╭─ Material for this exercise

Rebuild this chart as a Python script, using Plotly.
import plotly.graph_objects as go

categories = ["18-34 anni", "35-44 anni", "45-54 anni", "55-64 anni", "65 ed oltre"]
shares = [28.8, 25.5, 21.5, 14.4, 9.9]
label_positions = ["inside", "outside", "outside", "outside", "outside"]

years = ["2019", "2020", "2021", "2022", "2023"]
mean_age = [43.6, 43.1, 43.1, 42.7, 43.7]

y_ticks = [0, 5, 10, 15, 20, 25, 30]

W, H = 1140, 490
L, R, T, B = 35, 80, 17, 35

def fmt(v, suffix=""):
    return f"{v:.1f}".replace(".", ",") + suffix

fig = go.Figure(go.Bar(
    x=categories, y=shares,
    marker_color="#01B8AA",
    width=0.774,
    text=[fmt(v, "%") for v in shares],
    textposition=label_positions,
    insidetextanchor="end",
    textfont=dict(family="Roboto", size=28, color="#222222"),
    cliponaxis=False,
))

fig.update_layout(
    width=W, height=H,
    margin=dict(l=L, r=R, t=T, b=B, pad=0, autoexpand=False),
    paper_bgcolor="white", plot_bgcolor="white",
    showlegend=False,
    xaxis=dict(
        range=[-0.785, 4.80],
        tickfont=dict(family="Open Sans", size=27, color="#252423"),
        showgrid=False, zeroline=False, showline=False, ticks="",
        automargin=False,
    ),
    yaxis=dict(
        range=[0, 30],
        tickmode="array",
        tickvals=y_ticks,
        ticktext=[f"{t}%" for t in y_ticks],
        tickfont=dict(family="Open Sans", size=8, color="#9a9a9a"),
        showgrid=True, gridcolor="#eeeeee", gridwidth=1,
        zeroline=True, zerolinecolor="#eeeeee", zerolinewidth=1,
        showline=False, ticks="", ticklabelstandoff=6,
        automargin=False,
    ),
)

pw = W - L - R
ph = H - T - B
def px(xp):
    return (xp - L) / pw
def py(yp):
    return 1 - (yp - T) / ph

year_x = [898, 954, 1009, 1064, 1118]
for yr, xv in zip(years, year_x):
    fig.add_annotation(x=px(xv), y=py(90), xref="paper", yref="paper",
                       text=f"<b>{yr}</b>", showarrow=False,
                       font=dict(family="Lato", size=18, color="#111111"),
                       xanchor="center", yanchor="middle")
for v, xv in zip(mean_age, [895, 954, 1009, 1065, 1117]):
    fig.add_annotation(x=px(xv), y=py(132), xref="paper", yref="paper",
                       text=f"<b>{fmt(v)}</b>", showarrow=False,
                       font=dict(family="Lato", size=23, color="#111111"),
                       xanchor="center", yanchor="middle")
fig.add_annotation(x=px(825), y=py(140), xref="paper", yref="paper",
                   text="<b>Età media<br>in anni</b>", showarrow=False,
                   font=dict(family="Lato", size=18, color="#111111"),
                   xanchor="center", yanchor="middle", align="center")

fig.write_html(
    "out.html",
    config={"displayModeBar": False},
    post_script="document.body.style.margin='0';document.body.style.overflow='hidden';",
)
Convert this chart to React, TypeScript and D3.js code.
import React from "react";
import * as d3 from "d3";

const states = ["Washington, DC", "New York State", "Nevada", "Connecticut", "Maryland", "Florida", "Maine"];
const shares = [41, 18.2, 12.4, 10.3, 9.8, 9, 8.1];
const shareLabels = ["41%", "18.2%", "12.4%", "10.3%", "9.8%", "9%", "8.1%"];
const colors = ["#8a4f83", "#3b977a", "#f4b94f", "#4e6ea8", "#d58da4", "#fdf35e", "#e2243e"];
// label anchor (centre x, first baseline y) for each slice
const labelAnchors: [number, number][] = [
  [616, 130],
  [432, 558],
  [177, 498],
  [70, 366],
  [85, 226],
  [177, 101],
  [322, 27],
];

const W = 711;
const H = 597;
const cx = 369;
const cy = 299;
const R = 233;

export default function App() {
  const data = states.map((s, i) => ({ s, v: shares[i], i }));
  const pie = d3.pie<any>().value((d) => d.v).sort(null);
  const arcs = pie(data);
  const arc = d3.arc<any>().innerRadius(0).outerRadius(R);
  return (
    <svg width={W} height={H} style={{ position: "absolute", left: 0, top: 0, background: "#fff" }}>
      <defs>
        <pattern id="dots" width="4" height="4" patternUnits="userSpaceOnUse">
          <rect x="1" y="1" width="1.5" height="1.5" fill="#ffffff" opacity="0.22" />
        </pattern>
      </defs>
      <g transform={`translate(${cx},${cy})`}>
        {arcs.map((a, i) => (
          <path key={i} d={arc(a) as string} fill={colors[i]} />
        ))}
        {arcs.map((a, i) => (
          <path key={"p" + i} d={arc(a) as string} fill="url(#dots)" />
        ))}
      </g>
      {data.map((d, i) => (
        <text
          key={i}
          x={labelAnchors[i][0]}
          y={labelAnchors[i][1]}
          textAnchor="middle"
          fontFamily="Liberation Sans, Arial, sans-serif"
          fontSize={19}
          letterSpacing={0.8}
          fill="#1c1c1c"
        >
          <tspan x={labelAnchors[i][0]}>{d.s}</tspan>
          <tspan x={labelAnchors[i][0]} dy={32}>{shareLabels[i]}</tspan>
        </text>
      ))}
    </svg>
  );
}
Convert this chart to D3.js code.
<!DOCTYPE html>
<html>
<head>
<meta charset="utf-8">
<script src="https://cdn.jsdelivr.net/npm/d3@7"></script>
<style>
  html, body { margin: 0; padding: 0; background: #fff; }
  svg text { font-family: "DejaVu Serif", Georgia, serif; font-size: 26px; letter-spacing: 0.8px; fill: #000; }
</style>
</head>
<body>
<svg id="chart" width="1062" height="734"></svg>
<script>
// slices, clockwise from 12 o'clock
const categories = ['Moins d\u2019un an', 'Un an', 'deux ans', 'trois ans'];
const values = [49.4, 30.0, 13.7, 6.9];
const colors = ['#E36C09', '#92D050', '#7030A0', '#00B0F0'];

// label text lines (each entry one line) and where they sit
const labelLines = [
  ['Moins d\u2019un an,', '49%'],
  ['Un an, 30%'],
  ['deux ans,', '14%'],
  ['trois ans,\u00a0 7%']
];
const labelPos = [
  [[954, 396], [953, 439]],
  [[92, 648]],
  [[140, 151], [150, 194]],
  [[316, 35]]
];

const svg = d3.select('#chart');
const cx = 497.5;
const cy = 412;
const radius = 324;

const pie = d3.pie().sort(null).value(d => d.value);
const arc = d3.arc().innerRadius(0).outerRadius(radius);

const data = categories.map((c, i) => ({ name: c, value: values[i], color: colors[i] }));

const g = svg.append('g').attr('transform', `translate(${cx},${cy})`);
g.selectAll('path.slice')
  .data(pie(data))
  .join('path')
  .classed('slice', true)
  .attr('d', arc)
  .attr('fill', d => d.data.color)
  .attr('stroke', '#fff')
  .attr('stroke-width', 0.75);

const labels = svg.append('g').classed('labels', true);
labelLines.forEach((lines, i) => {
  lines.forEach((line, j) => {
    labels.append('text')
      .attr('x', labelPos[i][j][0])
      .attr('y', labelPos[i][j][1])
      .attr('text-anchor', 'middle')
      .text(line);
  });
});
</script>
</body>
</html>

╰─

Stated problem: Print every record exactly as it was given.

Correct response:
Rebuild this chart as a Python script, using Plotly.
import plotly.graph_objects as go

categories = ["18-34 anni", "35-44 anni", "45-54 anni", "55-64 anni", "65 ed oltre"]
shares = [28.8, 25.5, 21.5, 14.4, 9.9]
label_positions = ["inside", "outside", "outside", "outside", "outside"]

years = ["2019", "2020", "2021", "2022", "2023"]
mean_age = [43.6, 43.1, 43.1, 42.7, 43.7]

y_ticks = [0, 5, 10, 15, 20, 25, 30]

W, H = 1140, 490
L, R, T, B = 35, 80, 17, 35

def fmt(v, suffix=""):
    return f"{v:.1f}".replace(".", ",") + suffix

fig = go.Figure(go.Bar(
    x=categories, y=shares,
    marker_color="#01B8AA",
    width=0.774,
    text=[fmt(v, "%") for v in shares],
    textposition=label_positions,
    insidetextanchor="end",
    textfont=dict(family="Roboto", size=28, color="#222222"),
    cliponaxis=False,
))

fig.update_layout(
    width=W, height=H,
    margin=dict(l=L, r=R, t=T, b=B, pad=0, autoexpand=False),
    paper_bgcolor="white", plot_bgcolor="white",
    showlegend=False,
    xaxis=dict(
        range=[-0.785, 4.80],
        tickfont=dict(family="Open Sans", size=27, color="#252423"),
        showgrid=False, zeroline=False, showline=False, ticks="",
        automargin=False,
    ),
    yaxis=dict(
        range=[0, 30],
        tickmode="array",
        tickvals=y_ticks,
        ticktext=[f"{t}%" for t in y_ticks],
        tickfont=dict(family="Open Sans", size=8, color="#9a9a9a"),
        showgrid=True, gridcolor="#eeeeee", gridwidth=1,
        zeroline=True, zerolinecolor="#eeeeee", zerolinewidth=1,
        showline=False, ticks="", ticklabelstandoff=6,
        automargin=False,
    ),
)

pw = W - L - R
ph = H - T - B
def px(xp):
    return (xp - L) / pw
def py(yp):
    return 1 - (yp - T) / ph

year_x = [898, 954, 1009, 1064, 1118]
for yr, xv in zip(years, year_x):
    fig.add_annotation(x=px(xv), y=py(90), xref="paper", yref="paper",
                       text=f"<b>{yr}</b>", showarrow=False,
                       font=dict(family="Lato", size=18, color="#111111"),
                       xanchor="center", yanchor="middle")
for v, xv in zip(mean_age, [895, 954, 1009, 1065, 1117]):
    fig.add_annotation(x=px(xv), y=py(132), xref="paper", yref="paper",
                       text=f"<b>{fmt(v)}</b>", showarrow=False,
                       font=dict(family="Lato", size=23, color="#111111"),
                       xanchor="center", yanchor="middle")
fig.add_annotation(x=px(825), y=py(140), xref="paper", yref="paper",
                   text="<b>Età media<br>in anni</b>", showarrow=False,
                   font=dict(family="Lato", size=18, color="#111111"),
                   xanchor="center", yanchor="middle", align="center")

fig.write_html(
    "out.html",
    config={"displayModeBar": False},
    post_script="document.body.style.margin='0';document.body.style.overflow='hidden';",
)
Convert this chart to React, TypeScript and D3.js code.
import React from "react";
import * as d3 from "d3";

const states = ["Washington, DC", "New York State", "Nevada", "Connecticut", "Maryland", "Florida", "Maine"];
const shares = [41, 18.2, 12.4, 10.3, 9.8, 9, 8.1];
const shareLabels = ["41%", "18.2%", "12.4%", "10.3%", "9.8%", "9%", "8.1%"];
const colors = ["#8a4f83", "#3b977a", "#f4b94f", "#4e6ea8", "#d58da4", "#fdf35e", "#e2243e"];
// label anchor (centre x, first baseline y) for each slice
const labelAnchors: [number, number][] = [
  [616, 130],
  [432, 558],
  [177, 498],
  [70, 366],
  [85, 226],
  [177, 101],
  [322, 27],
];

const W = 711;
const H = 597;
const cx = 369;
const cy = 299;
const R = 233;

export default function App() {
  const data = states.map((s, i) => ({ s, v: shares[i], i }));
  const pie = d3.pie<any>().value((d) => d.v).sort(null);
  const arcs = pie(data);
  const arc = d3.arc<any>().innerRadius(0).outerRadius(R);
  return (
    <svg width={W} height={H} style={{ position: "absolute", left: 0, top: 0, background: "#fff" }}>
      <defs>
        <pattern id="dots" width="4" height="4" patternUnits="userSpaceOnUse">
          <rect x="1" y="1" width="1.5" height="1.5" fill="#ffffff" opacity="0.22" />
        </pattern>
      </defs>
      <g transform={`translate(${cx},${cy})`}>
        {arcs.map((a, i) => (
          <path key={i} d={arc(a) as string} fill={colors[i]} />
        ))}
        {arcs.map((a, i) => (
          <path key={"p" + i} d={arc(a) as string} fill="url(#dots)" />
        ))}
      </g>
      {data.map((d, i) => (
        <text
          key={i}
          x={labelAnchors[i][0]}
          y={labelAnchors[i][1]}
          textAnchor="middle"
          fontFamily="Liberation Sans, Arial, sans-serif"
          fontSize={19}
          letterSpacing={0.8}
          fill="#1c1c1c"
        >
          <tspan x={labelAnchors[i][0]}>{d.s}</tspan>
          <tspan x={labelAnchors[i][0]} dy={32}>{shareLabels[i]}</tspan>
        </text>
      ))}
    </svg>
  );
}
Convert this chart to D3.js code.
<!DOCTYPE html>
<html>
<head>
<meta charset="utf-8">
<script src="https://cdn.jsdelivr.net/npm/d3@7"></script>
<style>
  html, body { margin: 0; padding: 0; background: #fff; }
  svg text { font-family: "DejaVu Serif", Georgia, serif; font-size: 26px; letter-spacing: 0.8px; fill: #000; }
</style>
</head>
<body>
<svg id="chart" width="1062" height="734"></svg>
<script>
// slices, clockwise from 12 o'clock
const categories = ['Moins d\u2019un an', 'Un an', 'deux ans', 'trois ans'];
const values = [49.4, 30.0, 13.7, 6.9];
const colors = ['#E36C09', '#92D050', '#7030A0', '#00B0F0'];

// label text lines (each entry one line) and where they sit
const labelLines = [
  ['Moins d\u2019un an,', '49%'],
  ['Un an, 30%'],
  ['deux ans,', '14%'],
  ['trois ans,\u00a0 7%']
];
const labelPos = [
  [[954, 396], [953, 439]],
  [[92, 648]],
  [[140, 151], [150, 194]],
  [[316, 35]]
];

const svg = d3.select('#chart');
const cx = 497.5;
const cy = 412;
const radius = 324;

const pie = d3.pie().sort(null).value(d => d.value);
const arc = d3.arc().innerRadius(0).outerRadius(radius);

const data = categories.map((c, i) => ({ name: c, value: values[i], color: colors[i] }));

const g = svg.append('g').attr('transform', `translate(${cx},${cy})`);
g.selectAll('path.slice')
  .data(pie(data))
  .join('path')
  .classed('slice', true)
  .attr('d', arc)
  .attr('fill', d => d.data.color)
  .attr('stroke', '#fff')
  .attr('stroke-width', 0.75);

const labels = svg.append('g').classed('labels', true);
labelLines.forEach((lines, i) => {
  lines.forEach((line, j) => {
    labels.append('text')
      .attr('x', labelPos[i][j][0])
      .attr('y', labelPos[i][j][1])
      .attr('text-anchor', 'middle')
      .text(line);
  });
});
</script>
</body>
</html>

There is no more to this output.